For companies, integrated data systems and investment in automation and governance are essential. Companies need to build or acquire systems that can collect, validate, and report ESG data reliably and efficiently. They need to invest in automation to reduce manual effort and errors. They need to establish governance structures that ensure data quality and accountability. Companies with robust data infrastructure gain advantages in regulatory compliance, investor confidence, and operational decision-making. Companies with weak data infrastructure face credibility risks, regulatory penalties, and uninformed strategy.

For investors, assessing data reliability is critical. Investors cannot rely on ESG disclosures without understanding the strength of the underlying data collection processes. Companies with automated systems, clear governance, and third-party assurance are more likely to provide reliable data. Companies with manual processes, limited controls, and no assurance may provide unreliable data. Data infrastructure is becoming a strategic capability that differentiates companies and influences investment decisions.
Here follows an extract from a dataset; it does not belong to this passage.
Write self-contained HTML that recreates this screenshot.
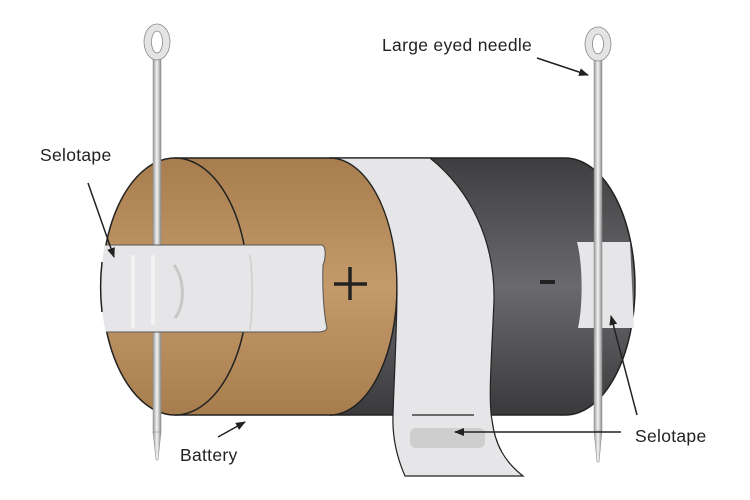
<!DOCTYPE html>
<html><head><style>html,body{margin:0;padding:0;background:#fff}svg{display:block}</style></head>
<body>
<svg width="750" height="500" viewBox="0 0 750 500" xmlns="http://www.w3.org/2000/svg" font-family="Liberation Sans, sans-serif">
<defs>
<linearGradient id="br" x1="0" y1="0" x2="0" y2="1">
<stop offset="0" stop-color="#a87d4e"/><stop offset="0.5" stop-color="#c49a6a"/><stop offset="1" stop-color="#a87d4e"/></linearGradient>
<linearGradient id="dk" x1="0" y1="0" x2="0" y2="1">
<stop offset="0" stop-color="#3e3e40"/><stop offset="0.5" stop-color="#6a6a6e"/><stop offset="1" stop-color="#3a3a3c"/></linearGradient>
<linearGradient id="nd" x1="0" y1="0" x2="1" y2="0">
<stop offset="0" stop-color="#9a9a9a"/><stop offset="0.5" stop-color="#f4f4f4"/><stop offset="1" stop-color="#8a8a8a"/></linearGradient>
<marker id="ar" markerWidth="10" markerHeight="8" refX="9" refY="4" orient="auto" markerUnits="userSpaceOnUse"><path d="M0,0 L10,4 L0,8 z" fill="#222"/></marker>
<clipPath id="lc"><ellipse cx="175" cy="286.5" rx="74" ry="129"/><rect x="175" y="150" width="200" height="280"/></clipPath>
</defs>
<path d="M330,158 L565,158 A70,128.5 0 0 1 565,415 L330,415 Z" fill="url(#dk)" stroke="#222" stroke-width="1.5"/>
<path d="M175,158 L330,158 A67,128.5 0 0 1 330,415 L175,415 Z" fill="url(#br)" stroke="#222" stroke-width="1.5"/>
<ellipse cx="175" cy="286.5" rx="73" ry="128.5" fill="url(#br)" stroke="#222" stroke-width="1.5"/>
<path d="M330,158 L430,158 C470,190 495,240 494,300 C492,350 488,400 492,420 C495,445 505,462 523,476 L405,476 C398,460 392,440 393,415 C394,380 397,330 397,286 A67,128.5 0 0 0 330,158 Z" fill="#e6e6e8" stroke="#222" stroke-width="1.2"/>
<line x1="412" y1="415" x2="474" y2="415" stroke="#222" stroke-width="1.2"/>
<rect x="410" y="428" width="75" height="20" rx="6" fill="#c8c8c8" opacity="0.8"/>
<path d="M577,242 L630,242 L634,328 L578,328 C583,305 583,265 577,242 Z" fill="#e6e6e8"/>
<rect x="153" y="58" width="8" height="375" fill="url(#nd)" stroke="#888" stroke-width="0.5"/>
<path d="M153,432 L161,432 L158,460 L156,460 Z" fill="url(#nd)" stroke="#888" stroke-width="0.5"/>
<path fill-rule="evenodd" d="M157,24 a13,18 0 1 0 0.01,0 Z M157,31 a5.5,11 0 1 0 0.01,0 Z" fill="#e4e4e4" stroke="#888" stroke-width="0.8"/>
<rect x="594" y="60" width="8" height="372" fill="url(#nd)" stroke="#888" stroke-width="0.5"/>
<path d="M594,431 L602,431 L599,462 L597,462 Z" fill="url(#nd)" stroke="#888" stroke-width="0.5"/>
<path fill-rule="evenodd" d="M598,27 a13,17 0 1 0 0.01,0 Z M598,34 a5.5,10 0 1 0 0.01,0 Z" fill="#e4e4e4" stroke="#888" stroke-width="0.8"/>
<g clip-path="url(#lc)">
<path d="M95,245 L322,245 C326,246 326,258 323,265 C322,290 324,315 327,328 C326,332 320,332 315,332 L95,332 Z" fill="#e6e6e8" stroke="#555" stroke-width="1"/>
</g>
<path d="M102,262 A73,128.5 0 0 0 102,312" fill="none" stroke="#222" stroke-width="1.5"/>
<path d="M174,265 C185,280 185,305 175,318" fill="none" stroke="#c8c8c8" stroke-width="3"/>
<path d="M133,255 L133,328 M153,255 L153,325" stroke="#f4f4f4" stroke-width="4" opacity="0.8"/>
<path d="M250,255 C253,280 253,305 250,330" stroke="#cfcfcf" stroke-width="1.5" fill="none"/>
<path d="M350,267 L350,300 M334,284 L367,284" stroke="#222" stroke-width="3.5"/>
<rect x="540" y="280" width="15" height="4" fill="#222"/>
<g font-size="17.5" fill="#222" letter-spacing="0.3">
<text x="40" y="161">Selotape</text>
<text x="382" y="51">Large eyed needle</text>
<text x="180" y="461">Battery</text>
<text x="635" y="442">Selotape</text>
</g>
<g stroke="#222" stroke-width="1.5" fill="none" marker-end="url(#ar)">
<line x1="88" y1="183" x2="114" y2="257"/>
<line x1="537" y1="58" x2="588" y2="75"/>
<line x1="218" y1="437" x2="245" y2="422"/>
<line x1="621" y1="432" x2="455" y2="432"/>
<line x1="637" y1="415" x2="611" y2="316"/>
</g>
</svg>
</body></html>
Data infrastructure is becoming a strategic capability

Key Takeaways

1

ESG data collection is a multi-source process that gathers data from internal systems, external partners, and third-party sources.

2

Involves internal and external data from ERP, HR, energy systems, supplier surveys, and third-party datasets.

3

Requires standardization and governance to ensure consistency, accuracy, and accountability across data sources.

4

Highly dependent on systems and technology for automation, integration, and scalability of data collection processes.

5

Critical for reporting, analysis, and decision-making as data quality directly impacts credibility and utility of ESG information.

ESG reporting is only as strong as the data behind it.